* Begin *

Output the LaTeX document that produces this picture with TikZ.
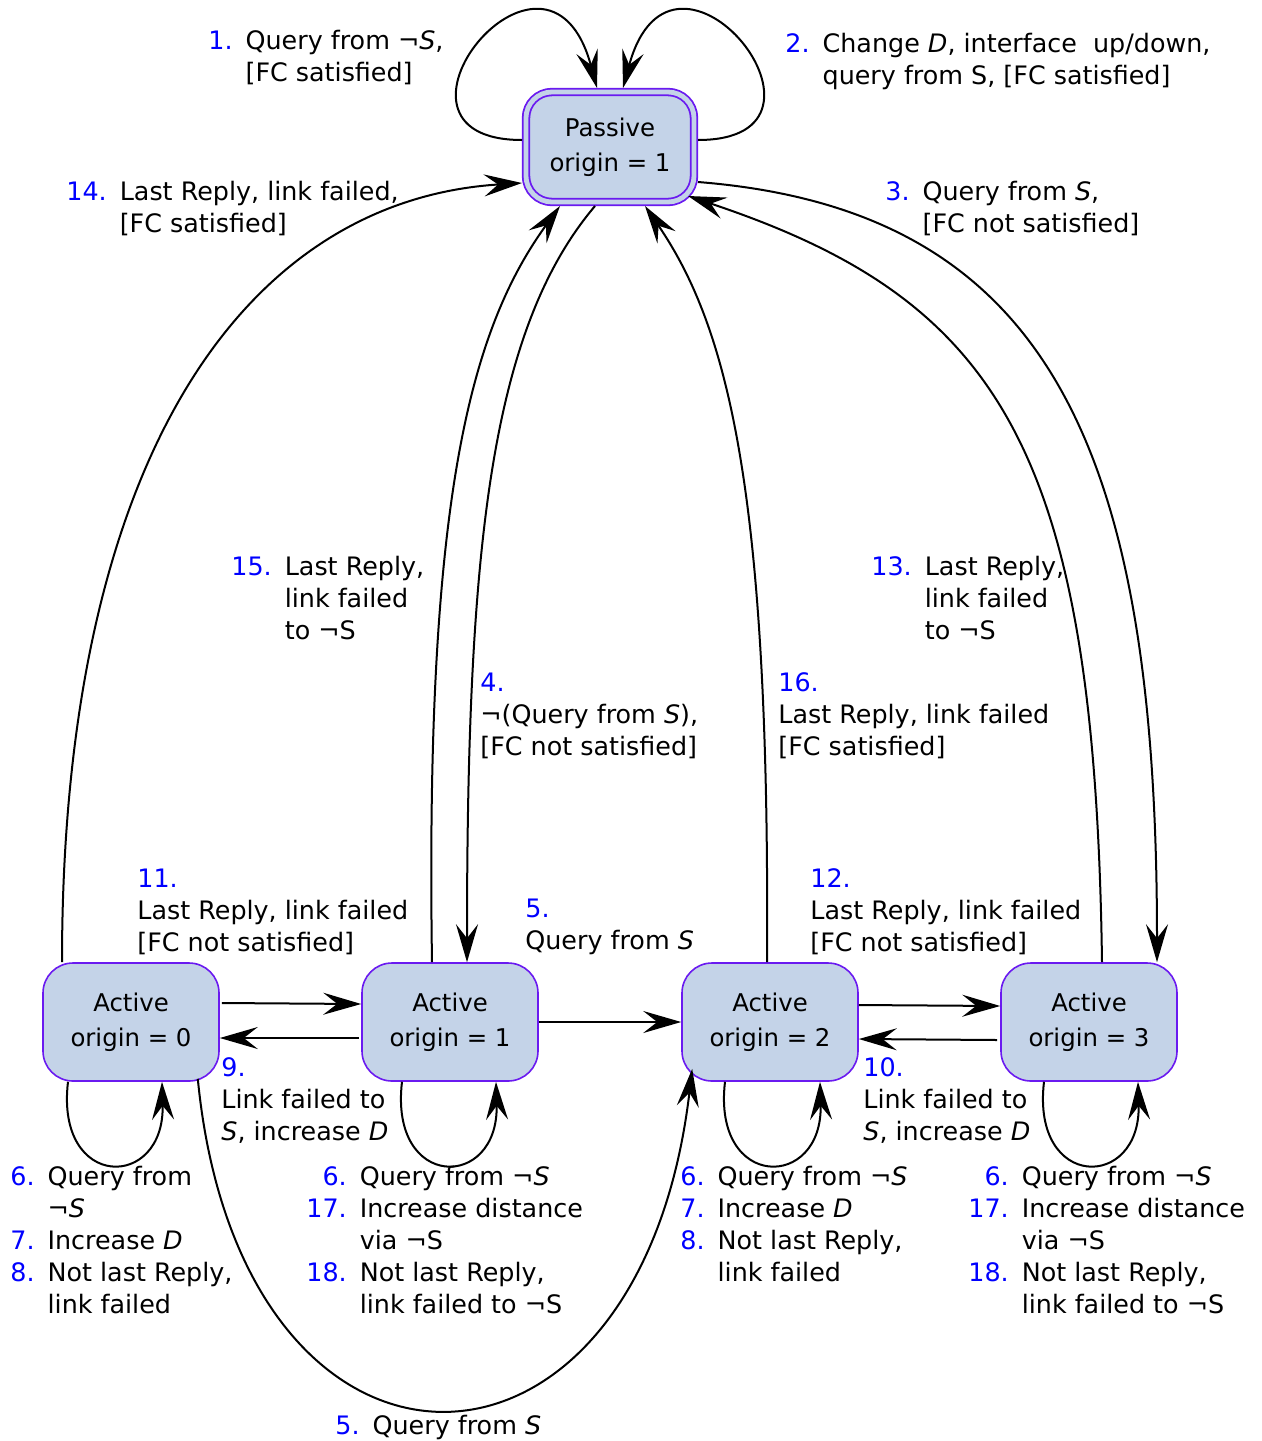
\documentclass[tikz,border=0pt]{standalone}
\usepackage{fontspec}
\setmainfont{DejaVu Sans}
\usetikzlibrary{arrows.meta,calc}
\definecolor{statefill}{HTML}{C4D3E8}
\definecolor{stateline}{HTML}{6A1AF0}
\newcommand{\lnum}[1]{\textcolor{blue}{#1}}
\newcommand{\steps}[1]{\begin{tabular}[t]{@{}r@{\hspace{6.5pt}}l@{}}#1\end{tabular}}
\newcommand{\stacked}[1]{\begin{tabular}[t]{@{}l@{}}#1\end{tabular}}
\tikzset{
  state/.style={draw=stateline,fill=statefill,line width=0.8pt,rounded corners=15pt,minimum width=88pt,minimum height=59pt,align=center,inner sep=0pt,font=\fontsize{12.2}{16}\selectfont},
  passive/.style={state,double=statefill,double distance=2.4pt,line width=0.9pt,minimum width=84pt,minimum height=55pt,rounded corners=13pt,outer sep=2pt},
  trans/.style={-{Stealth[length=19pt,width=11pt,inset=7pt]},line width=1pt},
  lbl/.style={anchor=base west,inner sep=0pt},
}

\begin{document}
\begin{tikzpicture}[x=0.5pt,y=-0.5pt,font=\fontsize{12.7}{16}\selectfont]
  \useasboundingbox (0,0) rectangle (1262,1441);
  % states
  \node[passive] (p) at (610,147) {Passive\\[1.5pt]origin = 1};
  \node[state] (a0) at (131,1022) {Active\\[1.5pt]origin = 0};
  \node[state] (a1) at (450,1022) {Active\\[1.5pt]origin = 1};
  \node[state] (a2) at (770,1022) {Active\\[1.5pt]origin = 2};
  \node[state] (a3) at (1089,1022) {Active\\[1.5pt]origin = 3};
  % loops on passive
  \draw[trans] ($(p.west)+(0,-7)$) .. controls +(-165,0) and +(-50,-185) .. ($(p.north)+(-13,0)$);
  \draw[trans] ($(p.east)+(0,-7)$) .. controls +(165,0) and +(50,-185) .. ($(p.north)+(13,0)$);
  % passive <-> active
  \draw[trans] ($(a0.north)+(-69,0)$) .. controls +(0,-513) and +(-272,17) .. ($(p.west)+(0,36)$);
  \draw[trans] ($(a1.north)+(-18,0)$) .. controls +(-7,-463) and +(-90,124) .. ($(p.south)+(-50,0)$);
  \draw[trans] ($(p.south)+(-15,0)$) .. controls +(-105,124) and +(0,-413) .. ($(a1.north)+(17,0)$);
  \draw[trans] ($(a2.north)+(-3,0)$) .. controls +(3,-463) and +(85,124) .. ($(p.south)+(35,0)$);
  \draw[trans] ($(a3.north)+(13,0)$) .. controls +(-7,-513) and +(312,104) .. ($(p.south east)+(-10,-10)$);
  \draw[trans] ($(p.east)+(0,35)$) .. controls +(352,28) and +(0,-513) .. ($(a3.north)+(68,0)$);
  % between active states
  \draw[trans] ($(a0.east)+(2,-19)$) -- ($(a1.west)+(0,-18)$);
  \draw[trans] ($(a1.west)+(-2,16)$) -- ($(a0.east)+(0,16)$);
  \draw[trans] (a1.east) -- (a2.west);
  \draw[trans] ($(a2.east)+(0,-17)$) -- ($(a3.west)+(0,-16)$);
  \draw[trans] ($(a3.west)+(-3,18)$) -- ($(a2.east)+(0,17)$);
  \draw[trans] ($(a0.south east)+(-22,-3)$) .. controls +(43,442) and +(-53,452) .. ($(a2.south west)+(11,-13)$);
  % loops on active
  \draw[trans] ($(a0.south)+(-63,0)$) .. controls +(-13,109) and +(3,109) .. ($(a0.south)+(31,0)$);
  \draw[trans] ($(a1.south)+(-48,0)$) .. controls +(-13,109) and +(3,109) .. ($(a1.south)+(46,0)$);
  \draw[trans] ($(a2.south)+(-45,0)$) .. controls +(-13,109) and +(3,109) .. ($(a2.south)+(50,0)$);
  \draw[trans] ($(a3.south)+(-45,0)$) .. controls +(-13,109) and +(3,109) .. ($(a3.south)+(49,0)$);
  % labels
  \node[lbl] (l1) at (208,49) {\steps{\lnum{1.} & Query from ¬\textit{S},\\ & {[}FC satisfied{]}}};
  \node[lbl] (l2) at (785,52) {\steps{\lnum{2.} & Change \textit{D}, interface\ \ up/down,\\ & query from S, {[}FC satisfied{]}}};
  \node[lbl] (l3) at (885,200) {\steps{\lnum{3.} & Query from \textit{S},\\ & {[}FC not satisfied{]}}};
  \node[lbl] (l14) at (66,200) {\steps{\lnum{14.} & Last Reply, link failed,\\ & {[}FC satisfied{]}}};
  \node[lbl] (l15) at (231,575) {\steps{\lnum{15.} & Last Reply,\\ & link failed\\ & to ¬S}};
  \node[lbl] (l13) at (871,575) {\steps{\lnum{13.} & Last Reply,\\ & link failed\\ & to ¬S}};
  \node[lbl] (l4) at (480,691) {\stacked{\lnum{4.}\\ ¬(Query from \textit{S}),\\ {[}FC not satisfied{]}}};
  \node[lbl] (l16) at (778,691) {\stacked{\lnum{16.}\\ Last Reply, link failed\\ {[}FC satisfied{]}}};
  \node[lbl] (l11) at (137,887) {\stacked{\lnum{11.}\\ Last Reply, link failed\\ {[}FC not satisfied{]}}};
  \node[lbl] (l12) at (810,887) {\stacked{\lnum{12.}\\ Last Reply, link failed\\ {[}FC not satisfied{]}}};
  \node[lbl] (l5a) at (525,917) {\stacked{\lnum{5.}\\ Query from \textit{S}}};
  \node[lbl] (l9) at (221,1076) {\stacked{\lnum{9.}\\ Link failed to\\ \textit{S}, increase \textit{D}}};
  \node[lbl] (l10) at (863,1076) {\stacked{\lnum{10.}\\ Link failed to\\ \textit{S}, increase \textit{D}}};
  \node[lbl] (l0) at (10,1185) {\steps{\lnum{6.} & Query from\\ & ¬\textit{S}\\ \lnum{7.} & Increase \textit{D}\\ \lnum{8.} & Not last Reply,\\ & link failed}};
  \node[lbl] (la1) at (306,1185) {\steps{\lnum{6.} & Query from ¬\textit{S}\\ \lnum{17.} & Increase distance\\ & via ¬S\\ \lnum{18.} & Not last Reply,\\ & link failed to ¬S}};
  \node[lbl] (la2) at (680,1185) {\steps{\lnum{6.} & Query from ¬\textit{S}\\ \lnum{7.} & Increase \textit{D}\\ \lnum{8.} & Not last Reply,\\ & link failed}};
  \node[lbl] (la3) at (968,1185) {\steps{\lnum{6.} & Query from ¬\textit{S}\\ \lnum{17.} & Increase distance\\ & via ¬S\\ \lnum{18.} & Not last Reply,\\ & link failed to ¬S}};
  \node[lbl] (l5b) at (335,1434) {\steps{\lnum{5.} & Query from \textit{S}}};
\end{tikzpicture}
\end{document}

* End *

▶ **Exercise directions**
Extract every line of the data exactly; pictures stay out.

▶ **Response below**
Output the LaTeX document that produces this picture with TikZ.
\documentclass[tikz,border=0pt]{standalone}
\usepackage{fontspec}
\setmainfont{DejaVu Sans}
\usetikzlibrary{arrows.meta,calc}
\definecolor{statefill}{HTML}{C4D3E8}
\definecolor{stateline}{HTML}{6A1AF0}
\newcommand{\lnum}[1]{\textcolor{blue}{#1}}
\newcommand{\steps}[1]{\begin{tabular}[t]{@{}r@{\hspace{6.5pt}}l@{}}#1\end{tabular}}
\newcommand{\stacked}[1]{\begin{tabular}[t]{@{}l@{}}#1\end{tabular}}
\tikzset{
  state/.style={draw=stateline,fill=statefill,line width=0.8pt,rounded corners=15pt,minimum width=88pt,minimum height=59pt,align=center,inner sep=0pt,font=\fontsize{12.2}{16}\selectfont},
  passive/.style={state,double=statefill,double distance=2.4pt,line width=0.9pt,minimum width=84pt,minimum height=55pt,rounded corners=13pt,outer sep=2pt},
  trans/.style={-{Stealth[length=19pt,width=11pt,inset=7pt]},line width=1pt},
  lbl/.style={anchor=base west,inner sep=0pt},
}

\begin{document}
\begin{tikzpicture}[x=0.5pt,y=-0.5pt,font=\fontsize{12.7}{16}\selectfont]
  \useasboundingbox (0,0) rectangle (1262,1441);
  % states
  \node[passive] (p) at (610,147) {Passive\\[1.5pt]origin = 1};
  \node[state] (a0) at (131,1022) {Active\\[1.5pt]origin = 0};
  \node[state] (a1) at (450,1022) {Active\\[1.5pt]origin = 1};
  \node[state] (a2) at (770,1022) {Active\\[1.5pt]origin = 2};
  \node[state] (a3) at (1089,1022) {Active\\[1.5pt]origin = 3};
  % loops on passive
  \draw[trans] ($(p.west)+(0,-7)$) .. controls +(-165,0) and +(-50,-185) .. ($(p.north)+(-13,0)$);
  \draw[trans] ($(p.east)+(0,-7)$) .. controls +(165,0) and +(50,-185) .. ($(p.north)+(13,0)$);
  % passive <-> active
  \draw[trans] ($(a0.north)+(-69,0)$) .. controls +(0,-513) and +(-272,17) .. ($(p.west)+(0,36)$);
  \draw[trans] ($(a1.north)+(-18,0)$) .. controls +(-7,-463) and +(-90,124) .. ($(p.south)+(-50,0)$);
  \draw[trans] ($(p.south)+(-15,0)$) .. controls +(-105,124) and +(0,-413) .. ($(a1.north)+(17,0)$);
  \draw[trans] ($(a2.north)+(-3,0)$) .. controls +(3,-463) and +(85,124) .. ($(p.south)+(35,0)$);
  \draw[trans] ($(a3.north)+(13,0)$) .. controls +(-7,-513) and +(312,104) .. ($(p.south east)+(-10,-10)$);
  \draw[trans] ($(p.east)+(0,35)$) .. controls +(352,28) and +(0,-513) .. ($(a3.north)+(68,0)$);
  % between active states
  \draw[trans] ($(a0.east)+(2,-19)$) -- ($(a1.west)+(0,-18)$);
  \draw[trans] ($(a1.west)+(-2,16)$) -- ($(a0.east)+(0,16)$);
  \draw[trans] (a1.east) -- (a2.west);
  \draw[trans] ($(a2.east)+(0,-17)$) -- ($(a3.west)+(0,-16)$);
  \draw[trans] ($(a3.west)+(-3,18)$) -- ($(a2.east)+(0,17)$);
  \draw[trans] ($(a0.south east)+(-22,-3)$) .. controls +(43,442) and +(-53,452) .. ($(a2.south west)+(11,-13)$);
  % loops on active
  \draw[trans] ($(a0.south)+(-63,0)$) .. controls +(-13,109) and +(3,109) .. ($(a0.south)+(31,0)$);
  \draw[trans] ($(a1.south)+(-48,0)$) .. controls +(-13,109) and +(3,109) .. ($(a1.south)+(46,0)$);
  \draw[trans] ($(a2.south)+(-45,0)$) .. controls +(-13,109) and +(3,109) .. ($(a2.south)+(50,0)$);
  \draw[trans] ($(a3.south)+(-45,0)$) .. controls +(-13,109) and +(3,109) .. ($(a3.south)+(49,0)$);
  % labels
  \node[lbl] (l1) at (208,49) {\steps{\lnum{1.} & Query from ¬\textit{S},\\ & {[}FC satisfied{]}}};
  \node[lbl] (l2) at (785,52) {\steps{\lnum{2.} & Change \textit{D}, interface\ \ up/down,\\ & query from S, {[}FC satisfied{]}}};
  \node[lbl] (l3) at (885,200) {\steps{\lnum{3.} & Query from \textit{S},\\ & {[}FC not satisfied{]}}};
  \node[lbl] (l14) at (66,200) {\steps{\lnum{14.} & Last Reply, link failed,\\ & {[}FC satisfied{]}}};
  \node[lbl] (l15) at (231,575) {\steps{\lnum{15.} & Last Reply,\\ & link failed\\ & to ¬S}};
  \node[lbl] (l13) at (871,575) {\steps{\lnum{13.} & Last Reply,\\ & link failed\\ & to ¬S}};
  \node[lbl] (l4) at (480,691) {\stacked{\lnum{4.}\\ ¬(Query from \textit{S}),\\ {[}FC not satisfied{]}}};
  \node[lbl] (l16) at (778,691) {\stacked{\lnum{16.}\\ Last Reply, link failed\\ {[}FC satisfied{]}}};
  \node[lbl] (l11) at (137,887) {\stacked{\lnum{11.}\\ Last Reply, link failed\\ {[}FC not satisfied{]}}};
  \node[lbl] (l12) at (810,887) {\stacked{\lnum{12.}\\ Last Reply, link failed\\ {[}FC not satisfied{]}}};
  \node[lbl] (l5a) at (525,917) {\stacked{\lnum{5.}\\ Query from \textit{S}}};
  \node[lbl] (l9) at (221,1076) {\stacked{\lnum{9.}\\ Link failed to\\ \textit{S}, increase \textit{D}}};
  \node[lbl] (l10) at (863,1076) {\stacked{\lnum{10.}\\ Link failed to\\ \textit{S}, increase \textit{D}}};
  \node[lbl] (l0) at (10,1185) {\steps{\lnum{6.} & Query from\\ & ¬\textit{S}\\ \lnum{7.} & Increase \textit{D}\\ \lnum{8.} & Not last Reply,\\ & link failed}};
  \node[lbl] (la1) at (306,1185) {\steps{\lnum{6.} & Query from ¬\textit{S}\\ \lnum{17.} & Increase distance\\ & via ¬S\\ \lnum{18.} & Not last Reply,\\ & link failed to ¬S}};
  \node[lbl] (la2) at (680,1185) {\steps{\lnum{6.} & Query from ¬\textit{S}\\ \lnum{7.} & Increase \textit{D}\\ \lnum{8.} & Not last Reply,\\ & link failed}};
  \node[lbl] (la3) at (968,1185) {\steps{\lnum{6.} & Query from ¬\textit{S}\\ \lnum{17.} & Increase distance\\ & via ¬S\\ \lnum{18.} & Not last Reply,\\ & link failed to ¬S}};
  \node[lbl] (l5b) at (335,1434) {\steps{\lnum{5.} & Query from \textit{S}}};
\end{tikzpicture}
\end{document}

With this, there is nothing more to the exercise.